Reading “Letter from Lillian Ross,” I realized what a real reporter is, someone with an impeccable ethical background who realizes that interviews are not only a way to get the story but a chance to shed some light on a subject’s individualism pertaining to their specific work. She wrote, “Fame and sensationalism alone are never appealing.” I agree that there needs to be more for a story to captivate its readers, a hook that reels the reader in, capturing their attention and interest. She said that when she writes a story sometimes she feels the need to create a short story with a beginning, middle, and an end, and I can understand that. The need to change situations and feelings just because we hold the pen and paper can be powerful but it is good writers who learn that it’s about the subject and their contribution to the story, not our interpretation of it.

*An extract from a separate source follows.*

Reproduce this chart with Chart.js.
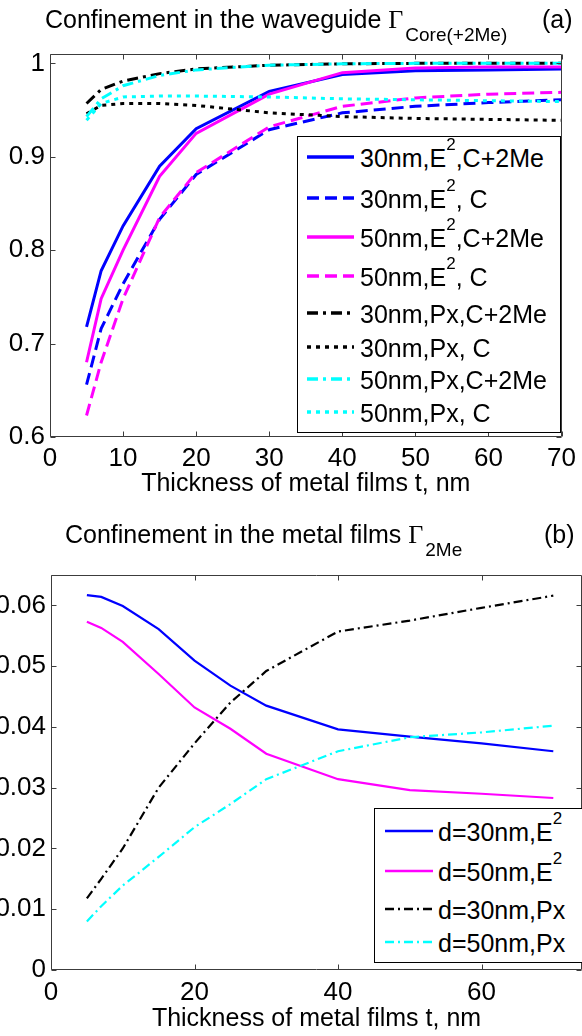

I found her writing guidelines to be impressive and easy to follow. I believe that by following these guidelines she was able to grow as a reporter with every piece she wrote. From this reading I was able to learn that being a reporter starts with being a person first, understanding that it is a privilege to get any interview because reporters do not always have a right to them. It was inspiring for me to read this article because it gave me a different perspective than what we typically see reporters being portrayed as. It was so refreshing to read Lillian Ross’s perspective on the ways she interviews, the way she takes notes and her views on what makes a good story. The reading clearly portrays her love for what she does but also that she knows who she is as an individual and therefore understands her limitations; this is, in my opinion, what makes her a good reporter but an even more respectable individual.